Иногда профессора признают, что большая часть подобных исследований проводится неисправимыми скептиками или что результаты их заметно слабее и более спорны, чем принято считать
[159]. Но, как правило, такие предостережения не делаются. Кроме того, профессора рекомендуют преподавателям психологии знакомиться с подобными темами не иначе как:
…читая журналы вроде «Skeptical Inquirer» и книги Хенселя и подобные им… критикующие парапсихологические исследования, а также ведя курсы о паранормальном… Пока психологи-скептики не начнут воспринимать такие курсы всерьез, студенты и широкая публика будут по-прежнему полагаться на сведения о паранормальном, почерпнутые из таких источников, как «Readers Digest», «National Inquirer» и фильмы Стивена Спилберга
[160].
Другие профессора задают чтение книг исключительно скептической направленности, сваливающих в одну кучу «привидения, вудуизм, злобных пришельцев и прочие паранормальные явления» и самодовольно объясняющих, «почему люди верят во всякую жуть». Такие книги дают наивное объяснение подобных явлений, следуя «твердым научным принципам»
[161].
Я надеюсь, студенты понимают, что непогрешимые разоблачители, публикующиеся в периодике скептического толка, и безумные истории из глянцевых журналов и бросающих в дрожь фильмов – это не та информация, которой стоит доверять при формировании своего мнения о таком сложном явлении. Книги, направленные на развенчание мистических верований, воспитывают в читателях лишь чувство интеллектуального превосходства над их «обделенными образованием» собратьями, но когда такие читатели перерабатывают это бульварное чтиво в учебники – нас не ждет ничего хорошего.
Здесь уместно упомянуть популярный учебник по вводной психологии, написанный Китом Становичем и озаглавленный «Как мыслить ясно, изучая психологию». Станович пишет, что причина, по которой ученые проявляют нетерпимость к исследованиям экстрасенсорных методов восприятия, состоит в том, что «эта область загажена мошенниками, шарлатанами и дешевыми сенсациями»
[162]. Этим он хочет сказать, что научное исследование психических феноменов имеет плохую репутацию и потому не заслуживает доверия. Это был бы сильный аргумент, будь он правдивым. Но это не так.

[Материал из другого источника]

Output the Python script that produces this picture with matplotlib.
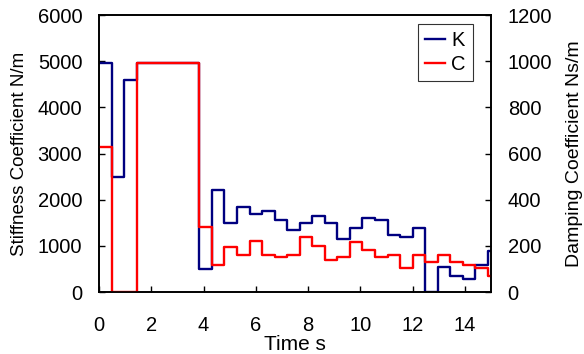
import matplotlib
matplotlib.use("Agg")
import matplotlib.pyplot as plt
import numpy as np

plt.rcParams['font.family'] = ['Liberation Sans', 'DejaVu Sans']

# step edges (s)
t_edges = [0.0, 0.48, 0.96, 1.44, 1.92, 2.40, 2.88, 3.36, 3.84, 4.32, 4.80,
           5.28, 5.76, 6.24, 6.72, 7.20, 7.68, 8.16, 8.64, 9.12, 9.60, 10.08,
           10.56, 11.04, 11.52, 12.00, 12.48, 12.96, 13.44, 13.92, 14.40, 14.88, 15.0]
# stiffness K (N/m), one value per interval
K = [4950, 2500, 4600, 4950, 4950, 4950, 4950, 4950, 500, 2200, 1500,
     1850, 1700, 1750, 1550, 1350, 1500, 1640, 1500, 1150, 1390, 1600,
     1570, 1240, 1200, 1390, 0, 550, 350, 290, 590, 885]
# damping C (Ns/m), one value per interval
C = [630, 0, 0, 990, 990, 990, 990, 990, 280, 117, 197,
     161, 219, 161, 152, 161, 240, 199, 138, 152, 217, 180,
     152, 161, 103, 161, 130, 161, 130, 119, 103, 70]

x_ticks = [0, 2, 4, 6, 8, 10, 12, 14]
yl_ticks = [0, 1000, 2000, 3000, 4000, 5000, 6000]
yr_ticks = [0, 200, 400, 600, 800, 1000, 1200]

fig = plt.figure(figsize=(5.84, 3.54), dpi=100)
ax = fig.add_axes([0.1695, 0.175, 0.6713, 0.7826])
ax2 = ax.twinx()

lk, = ax.step(t_edges, K + [K[-1]], where='post', color='#000080', lw=1.7, label='K')
lc, = ax2.step(t_edges, C + [C[-1]], where='post', color='#ff0000', lw=1.7, label='C')

ax.set_xlim(0, 15)
ax.set_ylim(0, 6000)
ax2.set_ylim(0, 1200)
ax.set_xticks(x_ticks)
ax.set_yticks(yl_ticks)
ax2.set_yticks(yr_ticks)

fs = 14.5
ax.tick_params(axis='y', direction='in', labelsize=fs, length=4, width=1, pad=12)
ax.tick_params(axis='x', direction='in', labelsize=fs, length=4, width=1, pad=17)
ax2.tick_params(axis='y', direction='in', labelsize=fs, length=4, width=1, pad=12)
ax.set_xlabel('Time s', fontsize=15, labelpad=0)
ax.set_ylabel('Stiffness Coefficient N/m', fontsize=13.5, labelpad=7)
ax2.set_ylabel('Damping Coefficient Ns/m', fontsize=14, labelpad=10)
for a in (ax, ax2):
    for s in a.spines.values():
        s.set_linewidth(1.2)

leg = ax2.legend([lk, lc], ['K', 'C'], loc='upper right', bbox_to_anchor=(0.954, 0.9675),
                 fontsize=fs, frameon=True, fancybox=False, edgecolor='black',
                 handlelength=1.0, handletextpad=0.3, borderpad=0.35, labelspacing=0.25,
                 borderaxespad=0)
leg.get_frame().set_linewidth(0.8)

fig.savefig('out.png', dpi=100)
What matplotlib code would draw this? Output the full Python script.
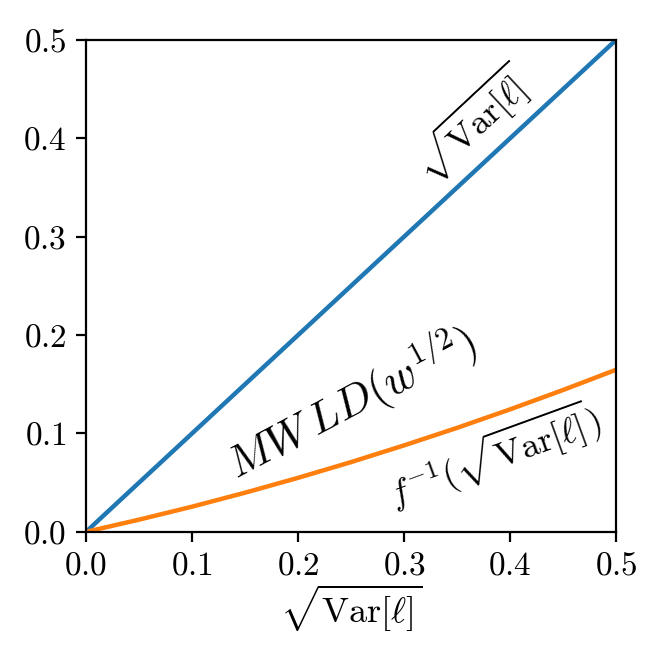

Правда в том, что во всей истории лабораторных исследований подобных феноменов, насчитывающей больше ста лет, имеется только один случай доказанного мошенничества и два или три недоказанных подозрения. По сравнению с подобной нечистоплотностью в традиционной науке – от явной фабрикации данных до повторных публикаций и плагиата – можно сказать, что эта область отличается безупречной порядочностью
[163]. Конечно, медиумы-шарлатаны имели широкое распространение в конце XIX – начале XX в., да и в наше время есть немало аферистов, выдающих себя за экстрасенсов. Но причислять откровенное жульничество и сообщения бульварной прессы к научному исследованию психических феноменов? Это уж чересчур.